Pearson makes the carnival culture understandable. He takes a differentiated look at the subculture’s distinct characteristics and specific development. His book can help to respond to the carnival fans’ needs more adequately and provide the insight required to be able to react better to possible negative developments regarding the clubs, associations, fan support and police.
Although Pearson’s research focuses on English teams and their fans, his results are applicable to a broader European fan scene. The carnival phenomenon, albeit to varying degrees, is to be found throughout Europe. There are groups, movements and scenes that differ both from one country to another and within the terraces with regard to structures, rules, and main points of emphasis. In an attempt to find a common denominator for the European carnival fan, these individuals can be described as particularly passionate, emotional, committed, and above all very active fans.
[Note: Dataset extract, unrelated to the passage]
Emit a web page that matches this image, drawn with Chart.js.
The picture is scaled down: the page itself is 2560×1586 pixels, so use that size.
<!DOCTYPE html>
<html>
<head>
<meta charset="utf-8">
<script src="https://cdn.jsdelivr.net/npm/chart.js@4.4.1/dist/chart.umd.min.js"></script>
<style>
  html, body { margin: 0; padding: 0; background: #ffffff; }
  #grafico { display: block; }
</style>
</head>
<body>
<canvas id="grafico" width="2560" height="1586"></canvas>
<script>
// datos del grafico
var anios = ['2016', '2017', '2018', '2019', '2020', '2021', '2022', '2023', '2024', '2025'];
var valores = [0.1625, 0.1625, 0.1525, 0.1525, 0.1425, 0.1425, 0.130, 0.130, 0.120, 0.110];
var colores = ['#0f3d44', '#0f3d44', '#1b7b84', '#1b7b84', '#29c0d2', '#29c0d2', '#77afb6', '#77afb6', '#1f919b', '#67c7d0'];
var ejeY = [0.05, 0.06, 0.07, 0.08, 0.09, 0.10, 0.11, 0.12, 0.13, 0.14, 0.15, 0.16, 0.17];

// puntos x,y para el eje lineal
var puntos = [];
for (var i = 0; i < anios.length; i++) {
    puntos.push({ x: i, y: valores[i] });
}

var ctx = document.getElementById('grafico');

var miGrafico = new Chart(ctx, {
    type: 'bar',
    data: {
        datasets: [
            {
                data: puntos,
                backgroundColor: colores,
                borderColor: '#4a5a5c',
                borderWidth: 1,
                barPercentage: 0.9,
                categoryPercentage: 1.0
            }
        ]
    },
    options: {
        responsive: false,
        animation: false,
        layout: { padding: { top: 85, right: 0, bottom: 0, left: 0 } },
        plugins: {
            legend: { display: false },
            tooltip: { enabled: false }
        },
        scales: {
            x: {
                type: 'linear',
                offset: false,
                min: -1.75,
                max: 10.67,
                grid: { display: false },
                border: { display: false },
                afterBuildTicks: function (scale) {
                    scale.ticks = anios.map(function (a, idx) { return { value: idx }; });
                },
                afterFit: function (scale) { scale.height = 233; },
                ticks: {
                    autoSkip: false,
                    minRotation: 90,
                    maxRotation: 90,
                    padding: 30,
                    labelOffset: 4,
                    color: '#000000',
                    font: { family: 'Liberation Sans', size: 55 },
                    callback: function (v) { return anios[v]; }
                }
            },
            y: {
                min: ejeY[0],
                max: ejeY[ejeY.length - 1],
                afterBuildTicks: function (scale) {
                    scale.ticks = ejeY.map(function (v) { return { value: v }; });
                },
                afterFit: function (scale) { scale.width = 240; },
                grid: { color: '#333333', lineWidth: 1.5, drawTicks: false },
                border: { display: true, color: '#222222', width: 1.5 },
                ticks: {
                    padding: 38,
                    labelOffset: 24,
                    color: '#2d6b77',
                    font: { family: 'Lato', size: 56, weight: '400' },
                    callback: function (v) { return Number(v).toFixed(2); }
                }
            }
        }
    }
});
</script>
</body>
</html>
What all carnival fans seem to have in common is simply their desire to support their club or team while enjoying the experience, and the exteme pleasure they derive from providing that support creatively for a full 90 minutes both acoustically and visually in spaces that are as wide as possible.
At the same time many carnival fans adopt a critical attitude to the ’bourgeoisification’ of football. Accordingly, what counts for most carnival fans is not only the match result, but rather their committed support and the activities before, during and after the match. Because of their distinct modes of expression and their occasionally rule-breaking behaviour, conflicts often occur between carnival fans and the police. Knowledge of fan culture is crucial when assessing the risk of disorder at football matches, thereby ensuring a balanced approach by the police, governing bodies and football authorities. In this context, Pearson’s book provides valuable insights into the subculture of carnival fans.
An ethnography of English football fans is an extremely thorough ethnography of football fans, describing their motivations and behaviour. It will be of great importance to anyone interested in the behaviour of football fans and in management of football crowds.